# [Exercise prompt]
Write the data out again exactly, dropping any images it holds.

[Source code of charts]

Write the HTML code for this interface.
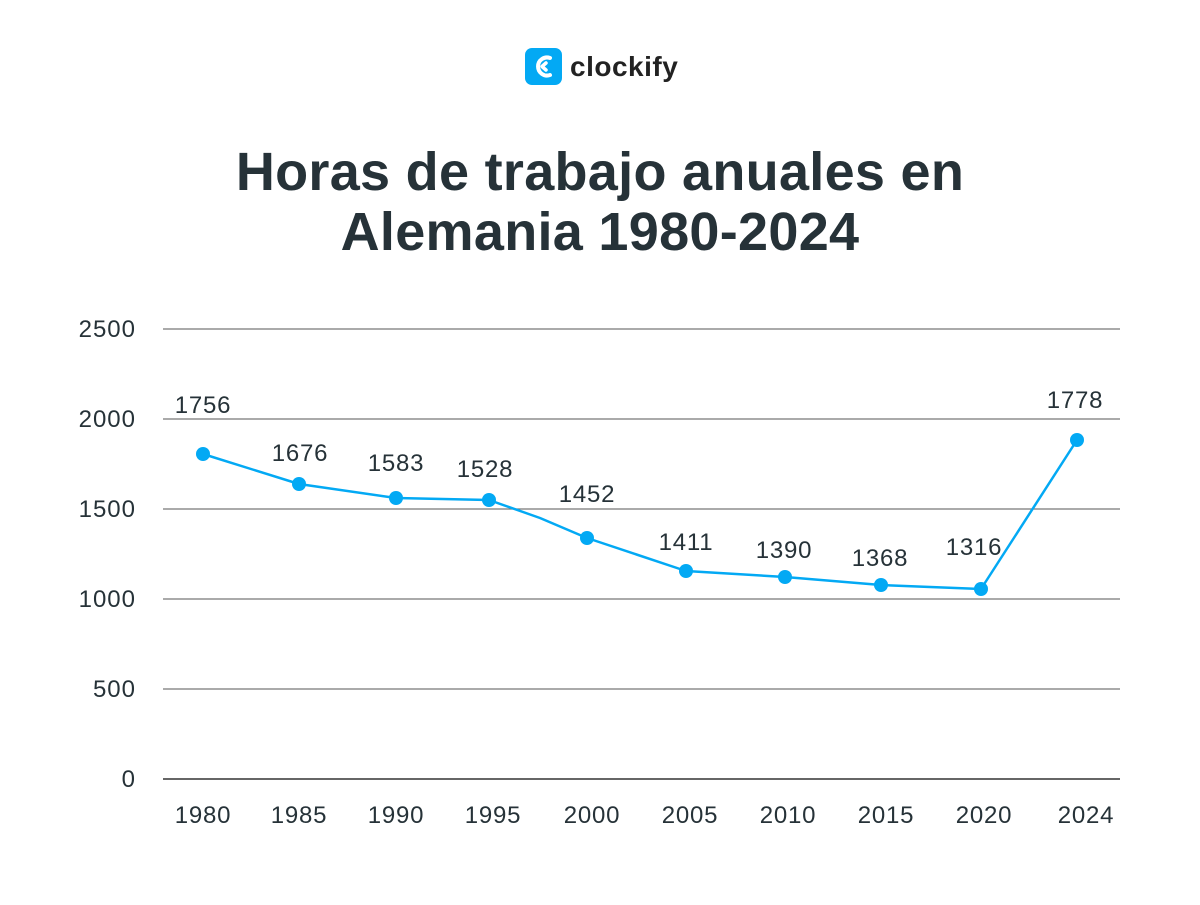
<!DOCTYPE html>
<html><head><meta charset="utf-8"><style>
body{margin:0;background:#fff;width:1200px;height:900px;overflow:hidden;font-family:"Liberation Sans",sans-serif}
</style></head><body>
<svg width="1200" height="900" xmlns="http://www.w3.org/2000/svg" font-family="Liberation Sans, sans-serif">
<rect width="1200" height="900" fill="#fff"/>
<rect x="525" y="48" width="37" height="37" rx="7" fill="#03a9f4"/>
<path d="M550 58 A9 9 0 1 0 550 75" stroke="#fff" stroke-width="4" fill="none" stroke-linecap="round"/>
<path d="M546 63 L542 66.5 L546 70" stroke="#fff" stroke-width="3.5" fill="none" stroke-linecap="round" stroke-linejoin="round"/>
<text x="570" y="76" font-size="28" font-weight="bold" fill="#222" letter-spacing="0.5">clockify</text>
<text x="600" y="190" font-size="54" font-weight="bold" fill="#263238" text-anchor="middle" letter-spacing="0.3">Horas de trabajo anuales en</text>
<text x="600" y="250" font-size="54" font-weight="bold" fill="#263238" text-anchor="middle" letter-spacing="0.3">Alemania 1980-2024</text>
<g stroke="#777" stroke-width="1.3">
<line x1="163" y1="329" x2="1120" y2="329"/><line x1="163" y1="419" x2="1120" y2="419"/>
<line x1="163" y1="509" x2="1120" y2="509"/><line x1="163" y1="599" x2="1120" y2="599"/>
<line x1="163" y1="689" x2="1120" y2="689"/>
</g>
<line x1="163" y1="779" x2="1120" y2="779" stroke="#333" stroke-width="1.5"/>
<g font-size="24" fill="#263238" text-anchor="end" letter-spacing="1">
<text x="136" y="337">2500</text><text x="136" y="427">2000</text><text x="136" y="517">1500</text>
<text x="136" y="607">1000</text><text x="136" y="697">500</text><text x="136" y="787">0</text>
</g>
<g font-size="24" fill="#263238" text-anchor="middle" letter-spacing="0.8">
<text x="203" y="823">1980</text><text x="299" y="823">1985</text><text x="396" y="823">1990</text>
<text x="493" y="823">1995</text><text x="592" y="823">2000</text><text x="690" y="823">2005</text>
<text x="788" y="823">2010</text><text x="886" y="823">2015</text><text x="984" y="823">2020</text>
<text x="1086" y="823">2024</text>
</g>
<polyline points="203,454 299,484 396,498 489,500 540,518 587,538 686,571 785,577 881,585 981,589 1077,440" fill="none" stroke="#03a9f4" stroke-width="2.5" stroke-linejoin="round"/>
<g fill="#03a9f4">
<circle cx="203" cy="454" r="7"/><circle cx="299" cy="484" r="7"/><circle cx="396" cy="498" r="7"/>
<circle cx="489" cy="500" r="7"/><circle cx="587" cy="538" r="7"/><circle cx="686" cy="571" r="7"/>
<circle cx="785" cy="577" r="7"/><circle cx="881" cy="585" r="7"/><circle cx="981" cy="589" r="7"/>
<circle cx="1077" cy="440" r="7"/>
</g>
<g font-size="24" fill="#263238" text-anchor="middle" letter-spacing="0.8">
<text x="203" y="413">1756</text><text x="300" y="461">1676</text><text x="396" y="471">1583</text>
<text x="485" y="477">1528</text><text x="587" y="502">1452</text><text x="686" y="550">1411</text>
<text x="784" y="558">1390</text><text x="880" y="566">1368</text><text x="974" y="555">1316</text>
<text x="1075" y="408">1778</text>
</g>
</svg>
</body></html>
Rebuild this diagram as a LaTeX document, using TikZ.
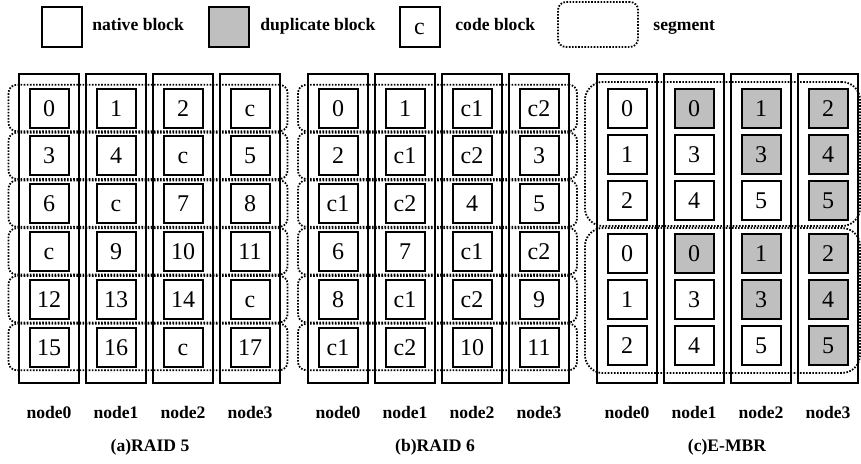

# [Result below]
Write the HTML code for this interface.
<!DOCTYPE html>
<html><head><meta charset="utf-8"><style>
body{margin:0;background:#fff;width:1200px;height:900px;overflow:hidden;font-family:"Liberation Sans",sans-serif}
</style></head><body>
<svg width="1200" height="900" xmlns="http://www.w3.org/2000/svg" font-family="Liberation Sans, sans-serif">
<rect width="1200" height="900" fill="#fff"/>
<rect x="525" y="48" width="37" height="37" rx="7" fill="#03a9f4"/>
<path d="M550 58 A9 9 0 1 0 550 75" stroke="#fff" stroke-width="4" fill="none" stroke-linecap="round"/>
<path d="M546 63 L542 66.5 L546 70" stroke="#fff" stroke-width="3.5" fill="none" stroke-linecap="round" stroke-linejoin="round"/>
<text x="570" y="76" font-size="28" font-weight="bold" fill="#222" letter-spacing="0.5">clockify</text>
<text x="600" y="190" font-size="54" font-weight="bold" fill="#263238" text-anchor="middle" letter-spacing="0.3">Horas de trabajo anuales en</text>
<text x="600" y="250" font-size="54" font-weight="bold" fill="#263238" text-anchor="middle" letter-spacing="0.3">Alemania 1980-2024</text>
<g stroke="#777" stroke-width="1.3">
<line x1="163" y1="329" x2="1120" y2="329"/><line x1="163" y1="419" x2="1120" y2="419"/>
<line x1="163" y1="509" x2="1120" y2="509"/><line x1="163" y1="599" x2="1120" y2="599"/>
<line x1="163" y1="689" x2="1120" y2="689"/>
</g>
<line x1="163" y1="779" x2="1120" y2="779" stroke="#333" stroke-width="1.5"/>
<g font-size="24" fill="#263238" text-anchor="end" letter-spacing="1">
<text x="136" y="337">2500</text><text x="136" y="427">2000</text><text x="136" y="517">1500</text>
<text x="136" y="607">1000</text><text x="136" y="697">500</text><text x="136" y="787">0</text>
</g>
<g font-size="24" fill="#263238" text-anchor="middle" letter-spacing="0.8">
<text x="203" y="823">1980</text><text x="299" y="823">1985</text><text x="396" y="823">1990</text>
<text x="493" y="823">1995</text><text x="592" y="823">2000</text><text x="690" y="823">2005</text>
<text x="788" y="823">2010</text><text x="886" y="823">2015</text><text x="984" y="823">2020</text>
<text x="1086" y="823">2024</text>
</g>
<polyline points="203,454 299,484 396,498 489,500 540,518 587,538 686,571 785,577 881,585 981,589 1077,440" fill="none" stroke="#03a9f4" stroke-width="2.5" stroke-linejoin="round"/>
<g fill="#03a9f4">
<circle cx="203" cy="454" r="7"/><circle cx="299" cy="484" r="7"/><circle cx="396" cy="498" r="7"/>
<circle cx="489" cy="500" r="7"/><circle cx="587" cy="538" r="7"/><circle cx="686" cy="571" r="7"/>
<circle cx="785" cy="577" r="7"/><circle cx="881" cy="585" r="7"/><circle cx="981" cy="589" r="7"/>
<circle cx="1077" cy="440" r="7"/>
</g>
<g font-size="24" fill="#263238" text-anchor="middle" letter-spacing="0.8">
<text x="203" y="413">1756</text><text x="300" y="461">1676</text><text x="396" y="471">1583</text>
<text x="485" y="477">1528</text><text x="587" y="502">1452</text><text x="686" y="550">1411</text>
<text x="784" y="558">1390</text><text x="880" y="566">1368</text><text x="974" y="555">1316</text>
<text x="1075" y="408">1778</text>
</g>
</svg>
</body></html>
Rebuild this diagram as a LaTeX document, using TikZ.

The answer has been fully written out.